Not since 2002 –when George W. Bush’s doctrine of preventive war made its appearance– has so much attention been paid to the publication of the NSS document. Growing doubts over the role of the US in the world –generated by a President who presents himself as ‘disruptive’ in the face of the traditional modes of approaching national security– has raised much interest. One should add, however, that the National Security Council of the US has tried to demonstrate a certain degree of coherence on international political issues, particularly since the arrival of the new National Security Advisor, H.R. McMaster, and in spite of the contradictions of US foreign policy during the Administration’s first year.

The new NSS was something of a surprise. On the one hand, it is one of the longest NSS document in US history –nearly double the length of the 2015 version–. It was also published before the Administration’s first year had ended –always desirable but usually not possible given the difficulties inherent to its creation–. However, despite the credentials of H.R. McMaster, Dina Powell, Nadia Schadlow and Seth Center, doubts have emerged as to how much inter-agency coordination took place during the NSS’s preparation (given the amount of time typically involved in the past, but also due to the complexity of the current international scenario). But these are not the only doubts. One of the principal problems facing the team which devised the strategy was that it had too little material to work on: there were no previous documents or keynote addresses by Trump on national security. Furthermore, the presidential transition was chaotic and in Trump’s inaugural address he offered an overly dark picture of ‘America First’. The subsequent departure of his first NSC advisor, Michael Flynn, and other changes at the National Security Council, left the NSC without a real team until March 2017. Nor should we forget the struggles between those in Trump’s government who have been pushing his most radical impulses (ie, Steve Bannon, Sebastian Gorka and Stephen Miller) and those who are working to facilitate more traditional behaviour dynamics (ie, Jim Matthis, John Kelly, Rex Tillerson and H.R. McMaster).
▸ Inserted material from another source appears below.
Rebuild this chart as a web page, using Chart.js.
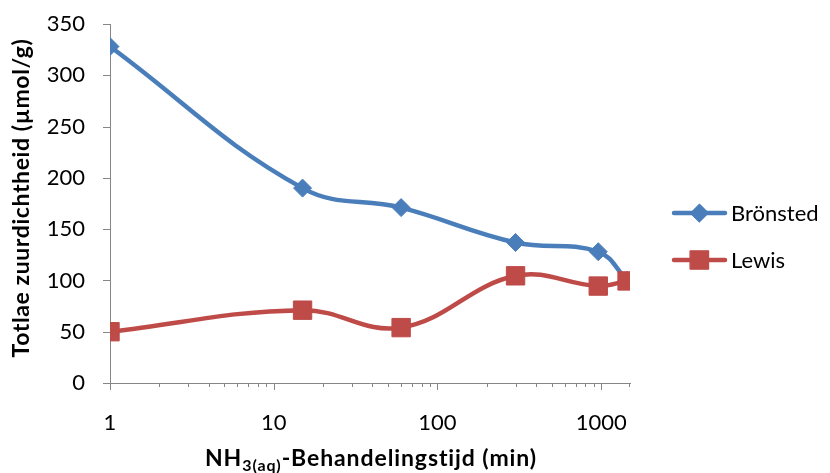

The presentation of the new NSS was also unusual. It was publicly made by the President himself (something which is not normally done). For some reason, Trump wanted to take advantage of the opportunity to make an important policy address, and it was widely expected to be in line with the new strategy. However, it turned out to be more of a campaign speech in which Trump laid out a list of the achievements of his first year as President and another of criticisms of the previous Administration. The disconnect between what Trump actually said and what is contained in the new NSS testify without much doubt to the problems facing his advisors in constructing an intellectual framework for Trump’s ‘America First’ instinct and transforming it into a foreign policy doctrine. His words for China and Russia were notably soft. Although they represent potential rivals, Trump affirmed that he would seek opportunities for collaborating with them, and he even thanked Vladimir Putin for some less than significant gesture. Nevertheless, the formal NSS document is much tougher with respect to these countries, claiming that their objective is to transform the world in a way that opposes the values and interests of the US (NSS, 2017, p. 25).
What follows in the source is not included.